Psicóloga, que integra a equipa da Comissão de Proteção de Menores do Patriarcado de Lisboa, pede aposta na prevenção primária
Lisboa, 20 fev 2023 (Ecclesia) – A psicóloga Rute Agulhas, que integra a equipa da Comissão de Proteção de Menores do Patriarcado de Lisboa, disse à Agência ECCLESIA que a reconquista da “confiança”, após a divulgação do relatório sobre abusos sexuais na Igreja, vai ser um processo lenta.
“A confiança não é algo que se ganhe de um dia para o outro. Não é porque a Igreja diz que está aqui uma Comissão à qual podem pedir ajuda que as pessoas se despem de todas as barreiras”, refere a especialista.
Para Rute Agulhas, os dados publicados na última segunda-feira deram voz a “décadas de segredo e de silêncio”, numa problemática como a violência sexual, que “ainda é tabu”.
A especialista considera que o relatório final da Comissão Independente (CI) para o Estudo dos Abusos Sexuais de Crianças na Igreja Católica em Portugal mostra “números assustadores”.
“Diria que, infelizmente, não são números que nos espantem”, aponta.
O relatório, pedido pela Conferência Episcopal Portuguesa (CEP) e divulgado a 13 de fevereiro, validou um total 512 testemunhos de abuso sexual na Igreja Católica nas últimas décadas, com um “pico” entre as décadas de 60 e 90 do século passado.
“Surpreendeu-me terem sido tão poucos os testemunhos validados”, indica a psicóloga.
Rute Agulhas entende que “o peso do segredo é imenso, o peso da culpa, da vergonha”.
O relatório da CI faz recomendações à Igreja e também à sociedade portuguesa, sugerindo que a prescrição dos crimes de abuso sexual aumente até aos 30 anos da vítima e propondo a realização de um “estudo nacional sobre abusos sexuais de crianças nos seus vários espaços de socialização”.

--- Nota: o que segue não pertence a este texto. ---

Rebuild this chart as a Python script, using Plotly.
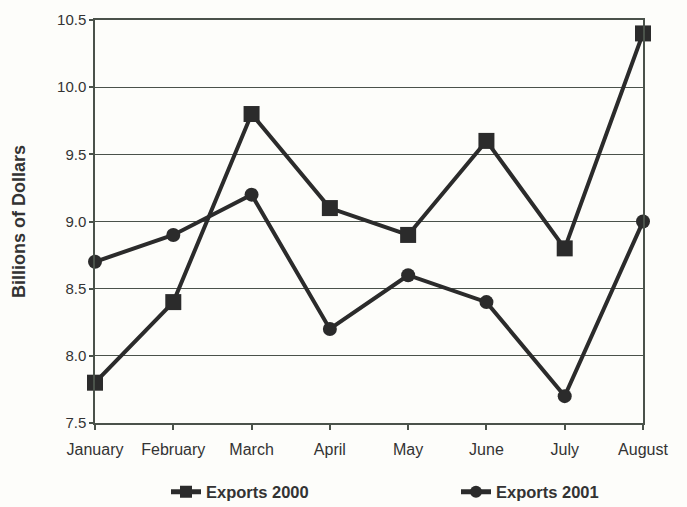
import plotly.graph_objects as go

months = ["January", "February", "March", "April", "May", "June", "July", "August"]
exports_2000 = [7.8, 8.4, 9.8, 9.1, 8.9, 9.6, 8.8, 10.4]
exports_2001 = [8.7, 8.9, 9.2, 8.2, 8.6, 8.4, 7.7, 9.0]
y_ticks = [7.5, 8.0, 8.5, 9.0, 9.5, 10.0, 10.5]
y_tick_labels = ["7.5", "8.0", "8.5", "9.0", "9.5", "10.0", "10.5"]

line_col = "#2b2b2b"
grid_col = "#4a524a"
font_fam = "Liberation Sans, Arial, sans-serif"

fig = go.Figure()
fig.add_trace(go.Scatter(
    x=months, y=exports_2000, name="Exports 2000", mode="lines+markers",
    line=dict(color=line_col, width=4),
    marker=dict(symbol="square", size=16, color=line_col),
    legend="legend", cliponaxis=False,
))
fig.add_trace(go.Scatter(
    x=months, y=exports_2001, name="Exports 2001", mode="lines+markers",
    line=dict(color=line_col, width=4),
    marker=dict(symbol="circle", size=14, color=line_col),
    legend="legend2", cliponaxis=False,
))

leg_common = dict(
    orientation="h", yanchor="middle", xanchor="left",
    xref="container", yref="container",
    font=dict(size=16.5, color="#333333", family=font_fam, weight="bold"),
    bgcolor="rgba(0,0,0,0)", itemsizing="constant",
)

fig.update_layout(
    width=687, height=507,
    margin=dict(l=95, r=44, t=20, b=84),
    paper_bgcolor="#fdfdfa",
    plot_bgcolor="#fdfdfa",
    font=dict(family=font_fam, color="#333333", size=15),
    showlegend=True,
    legend=dict(x=166 / 687, y=1 - 492 / 507, **leg_common),
    legend2=dict(x=456 / 687, y=1 - 492 / 507, **leg_common),
    xaxis=dict(
        type="category", categoryorder="array", categoryarray=months,
        range=[0, 7], showgrid=False, showline=True, linecolor=grid_col, linewidth=1.5,
        ticks="outside", ticklen=5, tickcolor=grid_col, tickwidth=1.5,
        mirror=True, zeroline=False, tickfont=dict(size=16), ticklabelstandoff=6,
    ),
    yaxis=dict(
        range=[7.5, 10.5], tickvals=y_ticks, ticktext=y_tick_labels,
        showgrid=True, gridcolor=grid_col, gridwidth=1.2,
        showline=True, linecolor=grid_col, linewidth=1.5, mirror=True,
        ticks="outside", ticklen=4, tickcolor=grid_col, tickwidth=1.5,
        zeroline=False, tickfont=dict(size=15),
        title=dict(text="Billions of Dollars", font=dict(size=18, weight="bold", color="#333333"), standoff=27),
    ),
)

fig.write_html("out.html", config={"displayModeBar": False},
               post_script="document.body.style.margin='0';")
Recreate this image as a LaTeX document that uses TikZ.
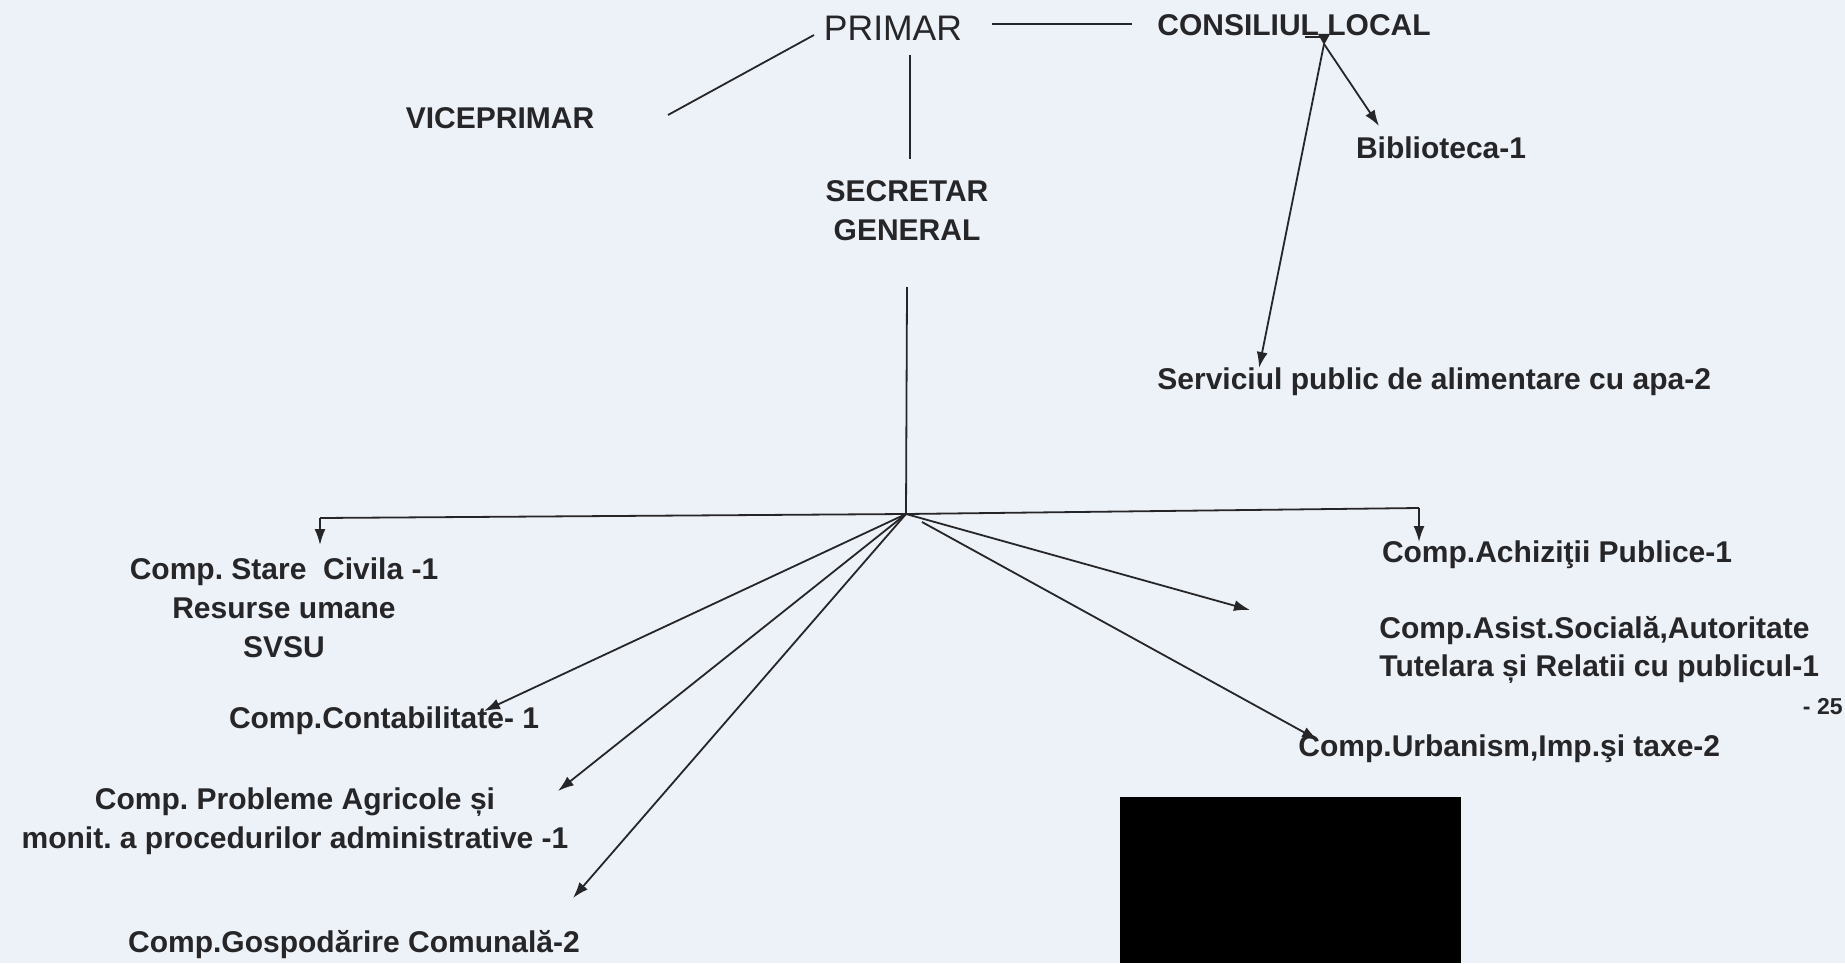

Para a entrevistada, esta é uma problemática de “saúde pública”, que acontece “nos mais variados contextos”.
“Não há um abuso sexual da Igreja, existe o abuso sexual na Igreja, tal como existe na família, na escola, no mundo online, no mundo desportivo, onde existem crianças e jovens”, precisa.
A par da formação, da sensibilização, porque é muito importante falarmos sobre estes temas de uma forma clara com as crianças, desde cedo, com os pais e com todas as pessoas que estão neste contexto, é importante focarmo-nos nas questões da prevenção primária”.
Rute Agulhas desafia todos a ensinar as crianças a “dizer não” e a “pedir ajuda”, perante situações de risco.
“O foco deve ser a prevenção primária, a par de processos de encaminhamento e de sinalização das situações para as entidades competentes”, indica.
A psicóloga destaca ainda a importância da intervenção terapêutica, quer com as vítimas, “sobreviventes que às vezes carregam o peso do segredo, há décadas”, quer com os agressores.
“Não chega afastar fisicamente o agressor das crianças, por algum tempo, se esse afastamento não for combinado com uma abordagem psicoterapêutica”, defende.
Para a responsável, pedir desculpas é “importante”, com uma “tentativa de reparação”.
A Igreja, acrescente, deve assumir o compromisso de criar “uma rede de profissionais” que possam oferecer cuidados psicoterapêuticos, em todo o país.
A CI recomendou a criação de um novo organismo, visando dar “continuidade” ao estudo e acompanhamento do tema, de forma multidisciplinar, com membros internos e externos à Igreja, sugestão com que Rute Agulhas diz concordar “inteiramente”.
“É importante pensar daqui para a frente. Além da prevenção, da intervenção terapêutica com vítimas e agressores, é fundamental que as pessoas continuem a sentir que há uma porta aberta, isenta, com especialistas das várias áreas”, observa.
A entrevista integra a emissão do programa ‘70×7’ deste domingo, com emissão às 17h30, na RTP2.
A Conferência Episcopal Portuguesa vai reunir-se a 3 de março, em Assembleia Plenária extraordinária, para debater os dados do relatório e decidir sobre medidas concretas a tomar.